[STATED TASK]: Below is a block of records: output all of them exactly and leave out the pictures.

-- MATERIALS PROVIDED start --

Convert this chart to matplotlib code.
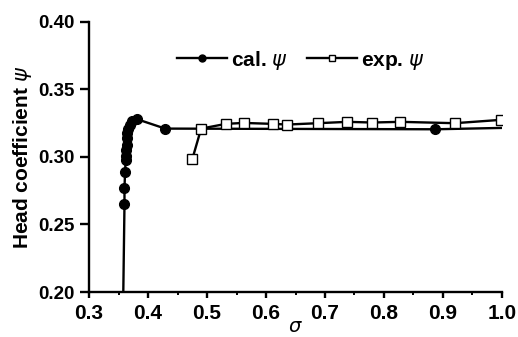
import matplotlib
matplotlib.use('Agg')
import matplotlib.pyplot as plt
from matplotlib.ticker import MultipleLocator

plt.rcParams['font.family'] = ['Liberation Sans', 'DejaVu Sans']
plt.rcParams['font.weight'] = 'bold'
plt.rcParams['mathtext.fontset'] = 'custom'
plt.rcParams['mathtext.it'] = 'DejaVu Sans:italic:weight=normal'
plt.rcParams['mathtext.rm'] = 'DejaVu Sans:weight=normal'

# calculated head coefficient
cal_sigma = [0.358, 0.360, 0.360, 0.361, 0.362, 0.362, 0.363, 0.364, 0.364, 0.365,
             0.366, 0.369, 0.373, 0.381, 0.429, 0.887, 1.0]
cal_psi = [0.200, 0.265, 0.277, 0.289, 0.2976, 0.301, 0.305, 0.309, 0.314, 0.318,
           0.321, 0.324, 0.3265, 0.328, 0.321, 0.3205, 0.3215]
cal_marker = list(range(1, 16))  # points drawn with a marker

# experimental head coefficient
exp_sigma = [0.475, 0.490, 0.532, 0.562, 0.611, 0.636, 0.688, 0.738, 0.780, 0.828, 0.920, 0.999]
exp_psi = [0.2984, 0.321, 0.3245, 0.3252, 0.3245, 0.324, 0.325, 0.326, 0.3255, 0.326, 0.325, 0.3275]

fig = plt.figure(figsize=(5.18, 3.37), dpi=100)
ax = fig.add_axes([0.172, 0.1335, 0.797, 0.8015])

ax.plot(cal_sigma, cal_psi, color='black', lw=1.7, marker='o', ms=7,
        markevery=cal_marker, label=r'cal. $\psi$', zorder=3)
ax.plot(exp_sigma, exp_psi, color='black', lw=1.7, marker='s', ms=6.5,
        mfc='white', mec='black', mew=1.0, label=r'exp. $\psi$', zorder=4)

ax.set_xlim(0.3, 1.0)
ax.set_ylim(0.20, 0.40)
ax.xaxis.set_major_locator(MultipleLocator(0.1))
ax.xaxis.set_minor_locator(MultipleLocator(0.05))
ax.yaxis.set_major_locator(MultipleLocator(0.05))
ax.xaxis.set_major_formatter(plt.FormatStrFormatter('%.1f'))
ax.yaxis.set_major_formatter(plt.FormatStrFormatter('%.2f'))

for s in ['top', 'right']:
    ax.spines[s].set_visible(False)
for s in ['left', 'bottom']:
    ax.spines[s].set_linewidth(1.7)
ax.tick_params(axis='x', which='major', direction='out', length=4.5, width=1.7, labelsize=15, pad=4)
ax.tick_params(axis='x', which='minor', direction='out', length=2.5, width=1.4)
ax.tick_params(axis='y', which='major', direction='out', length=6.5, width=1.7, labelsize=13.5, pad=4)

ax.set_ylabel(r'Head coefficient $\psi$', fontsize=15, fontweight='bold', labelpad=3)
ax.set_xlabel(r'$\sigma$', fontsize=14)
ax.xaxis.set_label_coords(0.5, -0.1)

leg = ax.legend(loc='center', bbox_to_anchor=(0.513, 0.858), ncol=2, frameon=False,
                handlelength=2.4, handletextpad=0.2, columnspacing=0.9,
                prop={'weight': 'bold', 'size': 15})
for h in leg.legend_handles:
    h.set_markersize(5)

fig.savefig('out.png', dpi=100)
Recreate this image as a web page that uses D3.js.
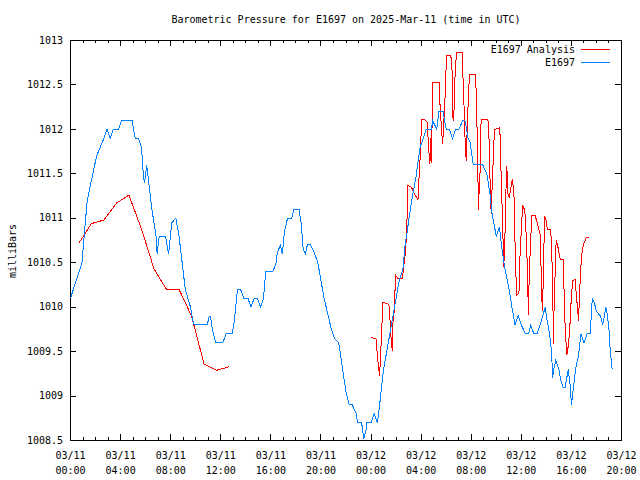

-- MATERIALS PROVIDED end --

[RESULT OF THIS TASK]:
Convert this chart to matplotlib code.
import matplotlib
matplotlib.use('Agg')
import matplotlib.pyplot as plt
from matplotlib.ticker import MultipleLocator

plt.rcParams['font.family'] = ['Liberation Sans', 'DejaVu Sans']
plt.rcParams['font.weight'] = 'bold'
plt.rcParams['mathtext.fontset'] = 'custom'
plt.rcParams['mathtext.it'] = 'DejaVu Sans:italic:weight=normal'
plt.rcParams['mathtext.rm'] = 'DejaVu Sans:weight=normal'

# calculated head coefficient
cal_sigma = [0.358, 0.360, 0.360, 0.361, 0.362, 0.362, 0.363, 0.364, 0.364, 0.365,
             0.366, 0.369, 0.373, 0.381, 0.429, 0.887, 1.0]
cal_psi = [0.200, 0.265, 0.277, 0.289, 0.2976, 0.301, 0.305, 0.309, 0.314, 0.318,
           0.321, 0.324, 0.3265, 0.328, 0.321, 0.3205, 0.3215]
cal_marker = list(range(1, 16))  # points drawn with a marker

# experimental head coefficient
exp_sigma = [0.475, 0.490, 0.532, 0.562, 0.611, 0.636, 0.688, 0.738, 0.780, 0.828, 0.920, 0.999]
exp_psi = [0.2984, 0.321, 0.3245, 0.3252, 0.3245, 0.324, 0.325, 0.326, 0.3255, 0.326, 0.325, 0.3275]

fig = plt.figure(figsize=(5.18, 3.37), dpi=100)
ax = fig.add_axes([0.172, 0.1335, 0.797, 0.8015])

ax.plot(cal_sigma, cal_psi, color='black', lw=1.7, marker='o', ms=7,
        markevery=cal_marker, label=r'cal. $\psi$', zorder=3)
ax.plot(exp_sigma, exp_psi, color='black', lw=1.7, marker='s', ms=6.5,
        mfc='white', mec='black', mew=1.0, label=r'exp. $\psi$', zorder=4)

ax.set_xlim(0.3, 1.0)
ax.set_ylim(0.20, 0.40)
ax.xaxis.set_major_locator(MultipleLocator(0.1))
ax.xaxis.set_minor_locator(MultipleLocator(0.05))
ax.yaxis.set_major_locator(MultipleLocator(0.05))
ax.xaxis.set_major_formatter(plt.FormatStrFormatter('%.1f'))
ax.yaxis.set_major_formatter(plt.FormatStrFormatter('%.2f'))

for s in ['top', 'right']:
    ax.spines[s].set_visible(False)
for s in ['left', 'bottom']:
    ax.spines[s].set_linewidth(1.7)
ax.tick_params(axis='x', which='major', direction='out', length=4.5, width=1.7, labelsize=15, pad=4)
ax.tick_params(axis='x', which='minor', direction='out', length=2.5, width=1.4)
ax.tick_params(axis='y', which='major', direction='out', length=6.5, width=1.7, labelsize=13.5, pad=4)

ax.set_ylabel(r'Head coefficient $\psi$', fontsize=15, fontweight='bold', labelpad=3)
ax.set_xlabel(r'$\sigma$', fontsize=14)
ax.xaxis.set_label_coords(0.5, -0.1)

leg = ax.legend(loc='center', bbox_to_anchor=(0.513, 0.858), ncol=2, frameon=False,
                handlelength=2.4, handletextpad=0.2, columnspacing=0.9,
                prop={'weight': 'bold', 'size': 15})
for h in leg.legend_handles:
    h.set_markersize(5)

fig.savefig('out.png', dpi=100)
Recreate this image as a web page that uses D3.js.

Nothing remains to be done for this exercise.